Retype the listing below line for line, but only from the line with "Give me the matplotlib source for this chart." down to the line with "fig.savefig('out.png', dpi=100)", inclusive. Pictures stay out.

• Extracted material:
⟨

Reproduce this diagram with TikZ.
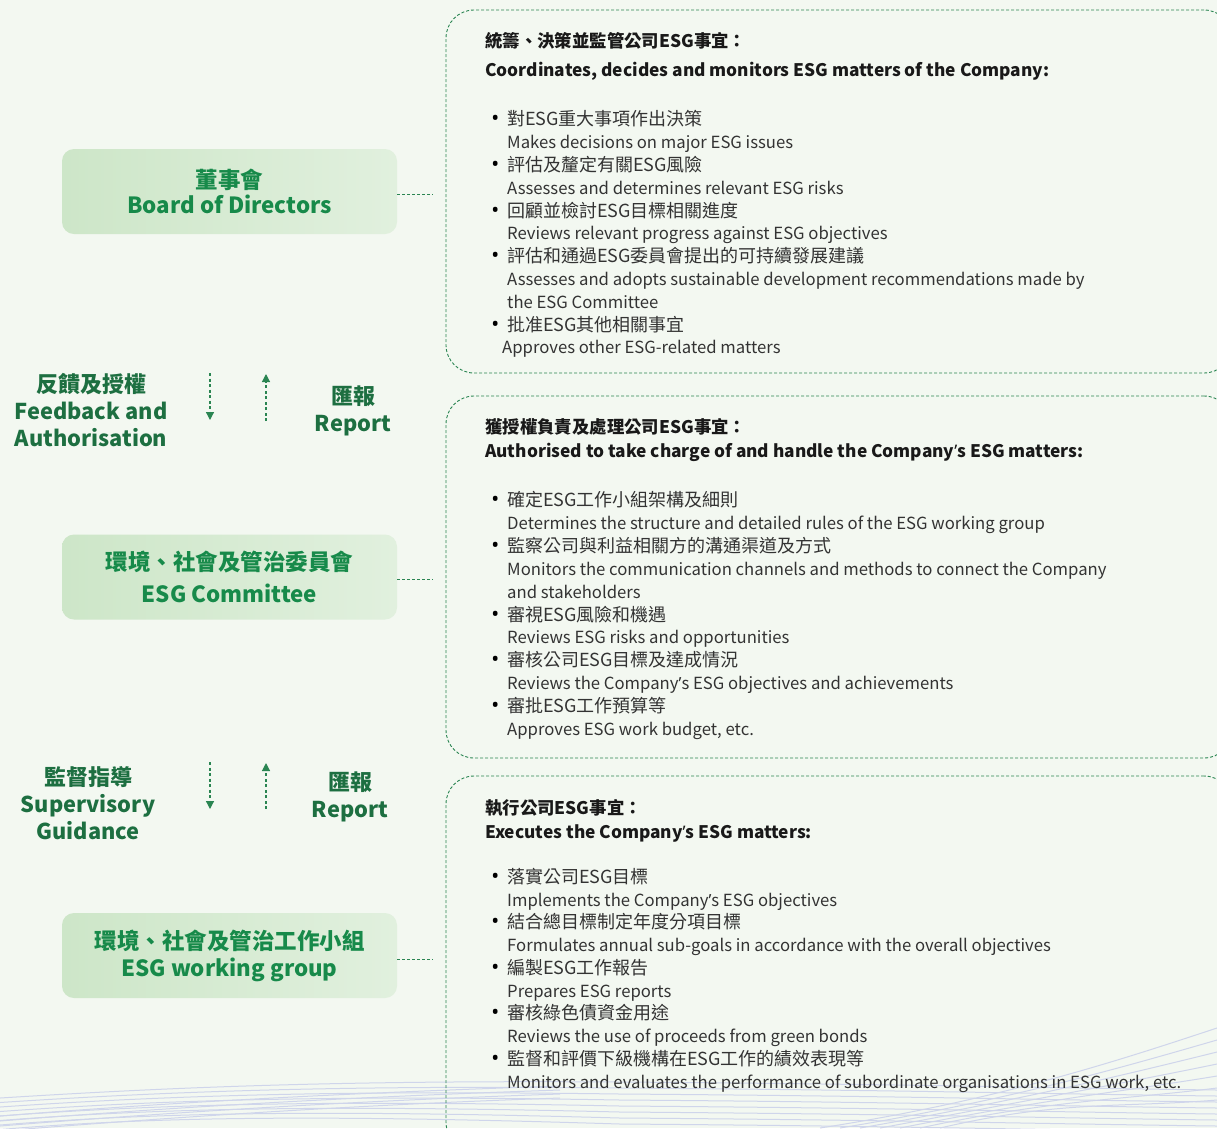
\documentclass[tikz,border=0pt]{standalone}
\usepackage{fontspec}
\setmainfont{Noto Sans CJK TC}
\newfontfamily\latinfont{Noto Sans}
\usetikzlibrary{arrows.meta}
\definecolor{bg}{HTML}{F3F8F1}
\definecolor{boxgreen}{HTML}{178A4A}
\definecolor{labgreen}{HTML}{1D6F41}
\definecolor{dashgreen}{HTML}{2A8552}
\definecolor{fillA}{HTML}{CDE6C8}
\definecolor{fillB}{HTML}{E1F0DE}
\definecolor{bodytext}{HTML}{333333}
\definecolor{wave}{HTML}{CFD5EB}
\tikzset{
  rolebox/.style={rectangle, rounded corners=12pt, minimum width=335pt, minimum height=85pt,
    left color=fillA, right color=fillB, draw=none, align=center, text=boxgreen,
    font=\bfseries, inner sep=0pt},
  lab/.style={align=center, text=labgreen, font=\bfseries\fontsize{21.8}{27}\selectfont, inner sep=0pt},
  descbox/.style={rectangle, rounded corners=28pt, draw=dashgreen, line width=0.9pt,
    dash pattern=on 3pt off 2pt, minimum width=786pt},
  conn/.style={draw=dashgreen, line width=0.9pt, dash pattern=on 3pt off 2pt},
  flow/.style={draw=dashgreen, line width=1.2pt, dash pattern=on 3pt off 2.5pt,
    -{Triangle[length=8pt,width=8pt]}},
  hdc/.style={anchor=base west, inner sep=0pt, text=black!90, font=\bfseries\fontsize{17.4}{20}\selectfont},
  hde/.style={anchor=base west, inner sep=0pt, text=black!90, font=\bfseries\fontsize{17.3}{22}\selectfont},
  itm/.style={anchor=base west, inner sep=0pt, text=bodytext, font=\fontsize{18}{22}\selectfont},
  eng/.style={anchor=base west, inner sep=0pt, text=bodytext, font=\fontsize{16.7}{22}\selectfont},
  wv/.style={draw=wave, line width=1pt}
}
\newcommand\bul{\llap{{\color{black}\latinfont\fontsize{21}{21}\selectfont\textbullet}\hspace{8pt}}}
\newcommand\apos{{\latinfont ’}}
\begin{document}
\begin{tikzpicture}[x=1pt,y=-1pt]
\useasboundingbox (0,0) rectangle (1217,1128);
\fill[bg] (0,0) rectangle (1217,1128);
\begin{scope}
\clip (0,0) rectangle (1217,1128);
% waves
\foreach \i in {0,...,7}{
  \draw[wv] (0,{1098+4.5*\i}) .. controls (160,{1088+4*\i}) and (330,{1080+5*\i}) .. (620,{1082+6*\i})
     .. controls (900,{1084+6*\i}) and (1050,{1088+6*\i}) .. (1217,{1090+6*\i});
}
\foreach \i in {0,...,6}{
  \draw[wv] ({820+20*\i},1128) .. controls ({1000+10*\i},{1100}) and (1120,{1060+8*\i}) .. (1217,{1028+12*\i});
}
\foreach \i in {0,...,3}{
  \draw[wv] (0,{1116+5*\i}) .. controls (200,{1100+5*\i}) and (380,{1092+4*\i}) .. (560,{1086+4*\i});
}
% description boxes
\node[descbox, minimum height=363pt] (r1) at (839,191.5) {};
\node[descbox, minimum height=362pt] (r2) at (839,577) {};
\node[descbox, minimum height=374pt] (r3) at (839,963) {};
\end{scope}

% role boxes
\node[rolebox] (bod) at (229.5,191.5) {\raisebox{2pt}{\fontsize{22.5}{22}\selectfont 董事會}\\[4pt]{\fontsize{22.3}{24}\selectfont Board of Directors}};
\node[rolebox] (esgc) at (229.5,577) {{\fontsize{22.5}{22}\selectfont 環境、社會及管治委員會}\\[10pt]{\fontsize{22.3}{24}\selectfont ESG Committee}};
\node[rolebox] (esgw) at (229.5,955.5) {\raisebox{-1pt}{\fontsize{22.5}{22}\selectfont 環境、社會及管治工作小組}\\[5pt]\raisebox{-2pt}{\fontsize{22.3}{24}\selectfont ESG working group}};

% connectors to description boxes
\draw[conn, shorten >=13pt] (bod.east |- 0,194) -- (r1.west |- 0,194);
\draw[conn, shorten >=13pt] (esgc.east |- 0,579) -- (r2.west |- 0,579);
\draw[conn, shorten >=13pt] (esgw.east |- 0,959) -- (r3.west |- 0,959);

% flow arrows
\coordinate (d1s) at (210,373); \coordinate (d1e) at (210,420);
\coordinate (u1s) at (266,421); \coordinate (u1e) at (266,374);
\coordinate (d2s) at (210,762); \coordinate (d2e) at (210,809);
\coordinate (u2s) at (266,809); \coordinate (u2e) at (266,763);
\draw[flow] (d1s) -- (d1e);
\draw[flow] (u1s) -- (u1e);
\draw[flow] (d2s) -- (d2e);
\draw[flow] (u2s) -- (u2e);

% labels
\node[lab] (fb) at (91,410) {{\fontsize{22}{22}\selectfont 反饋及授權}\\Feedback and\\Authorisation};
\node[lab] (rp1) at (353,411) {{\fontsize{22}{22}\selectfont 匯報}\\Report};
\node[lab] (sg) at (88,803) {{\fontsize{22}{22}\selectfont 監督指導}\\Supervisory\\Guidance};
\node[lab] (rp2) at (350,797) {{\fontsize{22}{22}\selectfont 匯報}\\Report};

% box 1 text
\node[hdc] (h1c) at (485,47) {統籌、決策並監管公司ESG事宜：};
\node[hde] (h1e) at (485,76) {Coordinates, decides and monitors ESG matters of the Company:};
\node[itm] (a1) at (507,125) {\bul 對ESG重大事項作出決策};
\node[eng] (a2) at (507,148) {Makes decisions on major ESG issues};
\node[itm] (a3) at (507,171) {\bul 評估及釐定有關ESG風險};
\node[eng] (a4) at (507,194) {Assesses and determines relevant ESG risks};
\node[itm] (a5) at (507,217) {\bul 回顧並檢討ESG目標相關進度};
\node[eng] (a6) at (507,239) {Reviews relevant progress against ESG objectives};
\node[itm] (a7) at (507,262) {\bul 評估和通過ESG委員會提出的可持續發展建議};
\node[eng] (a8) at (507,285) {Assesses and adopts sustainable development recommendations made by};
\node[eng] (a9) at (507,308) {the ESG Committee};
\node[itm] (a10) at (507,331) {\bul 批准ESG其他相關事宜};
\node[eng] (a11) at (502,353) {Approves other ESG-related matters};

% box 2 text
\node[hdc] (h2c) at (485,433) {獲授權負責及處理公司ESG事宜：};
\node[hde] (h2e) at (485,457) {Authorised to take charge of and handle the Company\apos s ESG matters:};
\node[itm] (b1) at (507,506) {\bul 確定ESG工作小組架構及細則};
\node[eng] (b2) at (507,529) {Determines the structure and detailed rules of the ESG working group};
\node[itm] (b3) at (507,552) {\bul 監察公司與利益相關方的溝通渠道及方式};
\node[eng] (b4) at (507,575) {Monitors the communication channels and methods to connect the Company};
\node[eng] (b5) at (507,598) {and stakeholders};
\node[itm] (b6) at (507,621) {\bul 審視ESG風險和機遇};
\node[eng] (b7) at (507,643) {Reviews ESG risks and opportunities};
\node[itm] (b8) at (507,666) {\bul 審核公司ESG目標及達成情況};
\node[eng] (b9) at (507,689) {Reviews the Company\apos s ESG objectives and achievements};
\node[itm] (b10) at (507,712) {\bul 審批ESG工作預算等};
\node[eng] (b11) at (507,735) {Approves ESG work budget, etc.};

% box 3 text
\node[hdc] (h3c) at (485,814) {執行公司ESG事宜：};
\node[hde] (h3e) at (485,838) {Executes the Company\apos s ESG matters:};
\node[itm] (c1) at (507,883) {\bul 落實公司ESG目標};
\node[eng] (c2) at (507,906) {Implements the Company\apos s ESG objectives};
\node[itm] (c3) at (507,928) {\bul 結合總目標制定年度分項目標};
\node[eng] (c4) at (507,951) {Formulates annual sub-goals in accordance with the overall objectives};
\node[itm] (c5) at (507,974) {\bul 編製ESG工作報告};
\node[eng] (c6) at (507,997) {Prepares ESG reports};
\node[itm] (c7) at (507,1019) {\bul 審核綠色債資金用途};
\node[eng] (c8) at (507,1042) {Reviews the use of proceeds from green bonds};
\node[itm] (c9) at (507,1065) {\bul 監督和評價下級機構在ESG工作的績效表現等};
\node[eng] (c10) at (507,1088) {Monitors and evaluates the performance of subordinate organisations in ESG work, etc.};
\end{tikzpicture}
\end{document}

⟩
⟨

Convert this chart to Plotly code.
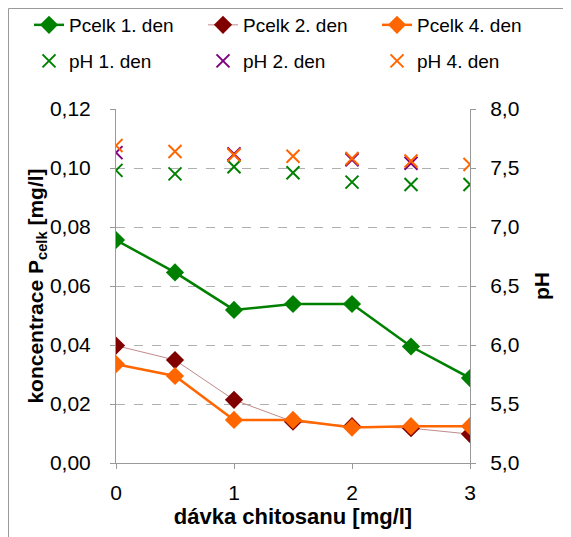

⟩
⟨

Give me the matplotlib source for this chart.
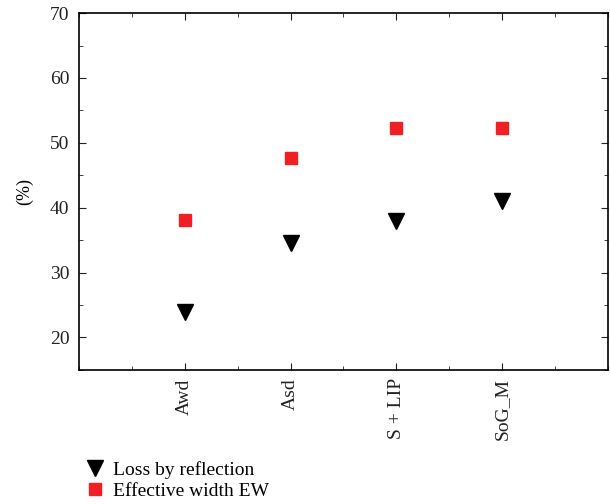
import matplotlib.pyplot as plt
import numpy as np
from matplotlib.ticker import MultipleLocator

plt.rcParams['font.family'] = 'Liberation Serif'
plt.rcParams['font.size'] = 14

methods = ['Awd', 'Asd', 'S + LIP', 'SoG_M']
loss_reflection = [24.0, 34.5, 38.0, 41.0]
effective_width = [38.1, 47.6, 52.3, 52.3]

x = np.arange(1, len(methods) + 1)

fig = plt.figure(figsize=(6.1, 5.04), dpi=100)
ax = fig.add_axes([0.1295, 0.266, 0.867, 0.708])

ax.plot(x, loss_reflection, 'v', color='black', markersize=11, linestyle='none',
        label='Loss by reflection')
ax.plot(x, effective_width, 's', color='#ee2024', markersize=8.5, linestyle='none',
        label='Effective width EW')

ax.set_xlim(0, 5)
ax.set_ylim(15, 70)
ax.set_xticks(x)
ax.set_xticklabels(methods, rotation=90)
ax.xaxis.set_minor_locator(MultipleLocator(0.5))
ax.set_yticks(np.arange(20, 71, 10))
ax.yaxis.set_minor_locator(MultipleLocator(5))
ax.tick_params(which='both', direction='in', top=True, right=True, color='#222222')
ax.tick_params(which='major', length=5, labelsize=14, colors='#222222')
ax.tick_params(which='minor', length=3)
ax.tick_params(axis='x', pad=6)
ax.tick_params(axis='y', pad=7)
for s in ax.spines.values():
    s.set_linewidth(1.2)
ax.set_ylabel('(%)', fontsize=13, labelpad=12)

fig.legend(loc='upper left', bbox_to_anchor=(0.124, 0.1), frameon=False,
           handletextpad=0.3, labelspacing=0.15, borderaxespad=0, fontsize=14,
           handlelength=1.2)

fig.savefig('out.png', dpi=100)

⟩

• Task response:
Give me the matplotlib source for this chart.
import matplotlib.pyplot as plt
import numpy as np
from matplotlib.ticker import MultipleLocator

plt.rcParams['font.family'] = 'Liberation Serif'
plt.rcParams['font.size'] = 14

methods = ['Awd', 'Asd', 'S + LIP', 'SoG_M']
loss_reflection = [24.0, 34.5, 38.0, 41.0]
effective_width = [38.1, 47.6, 52.3, 52.3]

x = np.arange(1, len(methods) + 1)

fig = plt.figure(figsize=(6.1, 5.04), dpi=100)
ax = fig.add_axes([0.1295, 0.266, 0.867, 0.708])

ax.plot(x, loss_reflection, 'v', color='black', markersize=11, linestyle='none',
        label='Loss by reflection')
ax.plot(x, effective_width, 's', color='#ee2024', markersize=8.5, linestyle='none',
        label='Effective width EW')

ax.set_xlim(0, 5)
ax.set_ylim(15, 70)
ax.set_xticks(x)
ax.set_xticklabels(methods, rotation=90)
ax.xaxis.set_minor_locator(MultipleLocator(0.5))
ax.set_yticks(np.arange(20, 71, 10))
ax.yaxis.set_minor_locator(MultipleLocator(5))
ax.tick_params(which='both', direction='in', top=True, right=True, color='#222222')
ax.tick_params(which='major', length=5, labelsize=14, colors='#222222')
ax.tick_params(which='minor', length=3)
ax.tick_params(axis='x', pad=6)
ax.tick_params(axis='y', pad=7)
for s in ax.spines.values():
    s.set_linewidth(1.2)
ax.set_ylabel('(%)', fontsize=13, labelpad=12)

fig.legend(loc='upper left', bbox_to_anchor=(0.124, 0.1), frameon=False,
           handletextpad=0.3, labelspacing=0.15, borderaxespad=0, fontsize=14,
           handlelength=1.2)

fig.savefig('out.png', dpi=100)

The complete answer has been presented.